Stated task:
Retype the opening lines of the data exactly, stopping after the line that contains "from bokeh.core.properties import value". Skip every picture.

-- Start --

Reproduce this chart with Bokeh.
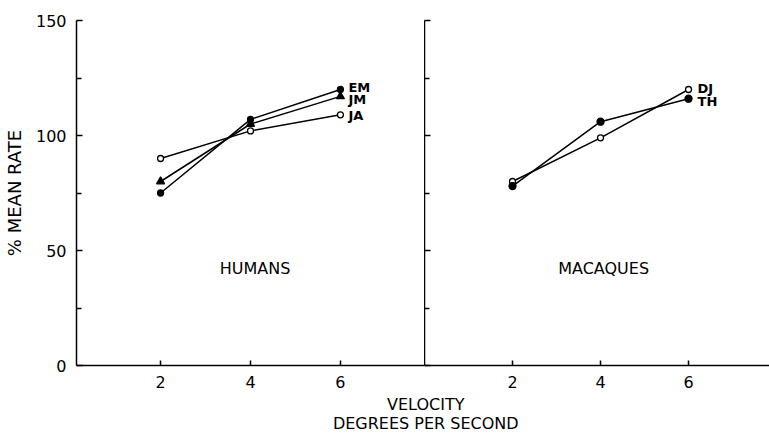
from bokeh.plotting import figure
from bokeh.models import Range1d, FixedTicker, Label
from bokeh.layouts import row, column
from bokeh.embed import file_html
from bokeh.resources import INLINE
from bokeh.core.properties import value

# ---- data ----
velocity = [2, 4, 6]
human_names = ["EM", "JM", "JA"]
em = [75, 107, 120]
jm = [80, 105, 117]
ja = [90, 102, 109]
macaque_names = ["DJ", "TH"]
dj = [80, 99, 120]
th = [78, 106, 116]
y_ticks = [0, 50, 100, 150]
y_minor_ticks = [25, 75, 125]
x_ticks = [2, 4, 6]

# label positions (y of the series name labels)
human_label_y = [121, 115.5, 108.5]
macaque_label_y = [120.5, 115]

FONT = "DejaVu Sans"
LW = 1.5


def base_fig(width, x_start, x_end, left_border, show_ylabels):
    p = figure(width=width, height=393, x_range=Range1d(x_start, x_end),
               y_range=Range1d(0, 150), output_backend="svg",
               toolbar_location=None, min_border_top=20, min_border_bottom=28,
               min_border_left=left_border, min_border_right=0)
    p.outline_line_color = None
    p.xgrid.visible = False
    p.ygrid.visible = False
    p.background_fill_color = "white"
    p.border_fill_color = "white"
    # x axis
    xa = p.xaxis[0]
    xa.ticker = FixedTicker(ticks=x_ticks)
    xa.major_tick_in = 5
    xa.major_tick_out = 0
    xa.minor_tick_in = 0
    xa.minor_tick_out = 0
    xa.axis_line_width = LW
    xa.major_tick_line_width = LW
    xa.major_label_standoff = 10
    xa.major_label_text_font = FONT
    xa.major_label_text_font_size = "16px"
    xa.major_label_text_color = "black"
    # y axis
    ya = p.yaxis[0]
    ya.ticker = FixedTicker(ticks=y_ticks, minor_ticks=y_minor_ticks)
    ya.major_tick_in = 6
    ya.major_tick_out = 0
    ya.minor_tick_in = 5
    ya.minor_tick_out = 0
    ya.axis_line_width = LW
    ya.major_tick_line_width = LW
    ya.minor_tick_line_width = LW
    if show_ylabels:
        ya.major_label_standoff = 10
        ya.major_label_text_font = FONT
        ya.major_label_text_font_size = "16px"
        ya.major_label_text_color = "black"
        ya.axis_label = "% MEAN RATE"
        ya.axis_label_text_font = FONT
        ya.axis_label_text_font_size = "18px"
        ya.axis_label_text_font_style = "normal"
        ya.axis_label_text_color = "black"
        ya.axis_label_standoff = 8
    else:
        ya.major_label_overrides = {t: "" for t in y_ticks}
        ya.major_label_standoff = 0
    return p


def series(p, ys, marker, fill, size):
    p.line(velocity, ys, line_color="black", line_width=LW)
    p.scatter(velocity, ys, marker=marker, size=size, fill_color=fill,
              line_color="black", line_width=1.3)


# ---- humans ----
p1 = base_fig(424, 0.13, 7.87, 76, True)
series(p1, em, "circle", "black", 6)
series(p1, jm, "triangle", "black", 8)
series(p1, ja, "circle", "white", 6)
p1.text(x=[velocity[-1]] * 3, y=human_label_y, text=human_names, x_offset=8,
        text_baseline="middle", text_align="left", text_font=value(FONT),
        text_font_size="13px", text_font_style="bold", text_color="black")
p1.add_layout(Label(x=4.1, y=42, text="HUMANS", text_align="center",
                    text_baseline="middle", text_font=FONT,
                    text_font_size="16px", text_color="black"))

# ---- macaques ----
p2 = base_fig(345, 0.0, 7.84, 0, False)
series(p2, dj, "circle", "white", 6)
series(p2, th, "circle", "black", 7)
p2.text(x=[velocity[-1]] * 2, y=macaque_label_y, text=macaque_names, x_offset=9,
        text_baseline="middle", text_align="left", text_font=value(FONT),
        text_font_size="13px", text_font_style="bold", text_color="black")
p2.add_layout(Label(x=4.07, y=42, text="MACAQUES", text_align="center",
                    text_baseline="middle", text_font=FONT,
                    text_font_size="16px", text_color="black"))

# ---- common x-axis caption ----
p3 = figure(width=769, height=40, x_range=Range1d(0, 1), y_range=Range1d(0, 1),
            output_backend="svg", toolbar_location=None,
            x_axis_type=None, y_axis_type=None,
            min_border=0, min_border_left=0, min_border_right=0,
            min_border_top=0, min_border_bottom=0)
p3.outline_line_color = None
p3.xgrid.visible = False
p3.ygrid.visible = False
p3.add_layout(Label(x=0.553, y=0.72, text="VELOCITY", text_align="center",
                    text_baseline="middle", text_font=FONT,
                    text_font_size="16px", text_color="black"))
p3.add_layout(Label(x=0.553, y=0.26, text="DEGREES PER SECOND", text_align="center",
                    text_baseline="middle", text_font=FONT,
                    text_font_size="16px", text_color="black"))

layout = column(row(p1, p2), p3)

with open("out.html", "w") as f:
    f.write(file_html(layout, INLINE))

-- End --

Output:
Reproduce this chart with Bokeh.
from bokeh.plotting import figure
from bokeh.models import Range1d, FixedTicker, Label
from bokeh.layouts import row, column
from bokeh.embed import file_html
from bokeh.resources import INLINE
from bokeh.core.properties import value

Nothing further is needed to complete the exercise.